Ihr Sound ist bestimmt von hellen, fast schon kindlichen Klängen. Mundharmonika, Flöten oder Glocken werden zweckentfremdet, ein fröhliches „Ba-ba-ba“ aus gesampelten Frauenstimmen bestimmt den Groove. Die meisten Samples allerdings sind erst gar nicht zu rekonstruieren, fallen aber stets aus dem Erwartungsrahmen. „Ill“ nennt man das in Fachkreisen, und es ist kein Wunder, dass selbst die britischen Pop-Spinner von der Beta Band die Beatnuts als einen ihrer liebsten HipHop-Acts angeben.
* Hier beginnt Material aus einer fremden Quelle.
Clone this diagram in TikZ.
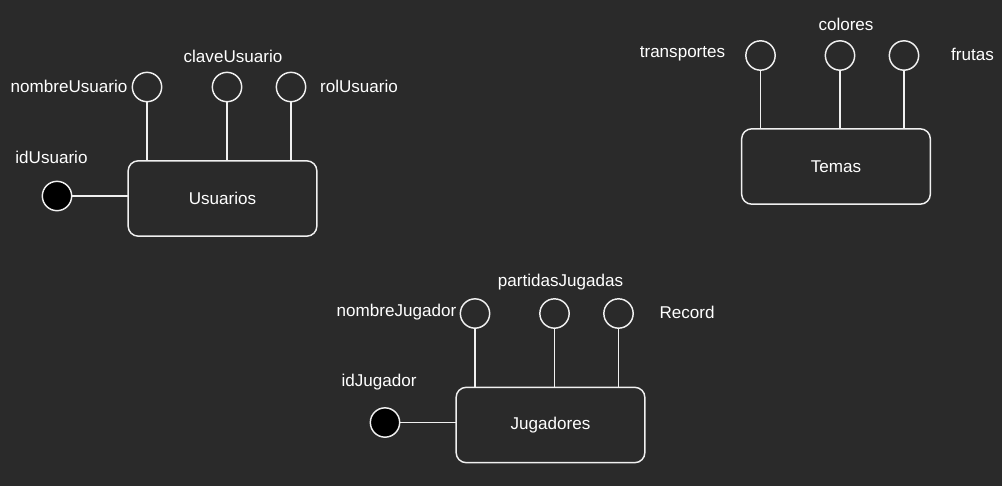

Aber: Was für uns ironisch und innovativ klingt, ist für Junkyard Juju, die eine Hälfte der Beatnuts, vor allem „roh und underground“. Kollege Psycho Les befürchtete im HipHop-Zentralorgan The Source dagegen: „unser Scheiß war viel zu abgehoben, viel zu viele konnten den Kram gar nicht verstehen.“

Was man von den Texten nicht behaupten kann: Die beiden begannen, ihren kolumbianischen und dominikanischen Wurzeln verpflichtet, dereinst mit Party-Tracks. Und inhaltlich hat sich da bis heute auch nicht viel geändert: Immer noch geht es vor allem um Saufen und Kiffen, Frauen und Sex. Der Humor, den sie in ihren Beats und Samples ständig demonstrieren, geht ihnen textlich meistenteils ab, und sozialkritisch oder gar politisch zu werden liegt ihnen erklärtermaßen fern.

Immerhin endet das letzte Album, „Take It Or Squeeze It“, mit einem kleinen Dialog, den man auch als ironischen Kommentar zum in der Szene grassierenden Sexismus verstehen kann. Sie: „Ich könnte jetzt einen dicken, steifen Schwanz gebrauchen.“ Er: „Wir haben uns doch gerade erst getroffen, wir müssen uns erst noch besser kennen lernen.“

Wie auch immer, eine besondere Qualität haben die Beatnuts: Neben ihnen hört sich viel zu viel HipHop momentan an wie lieblos zusammengeschusterte Meterware.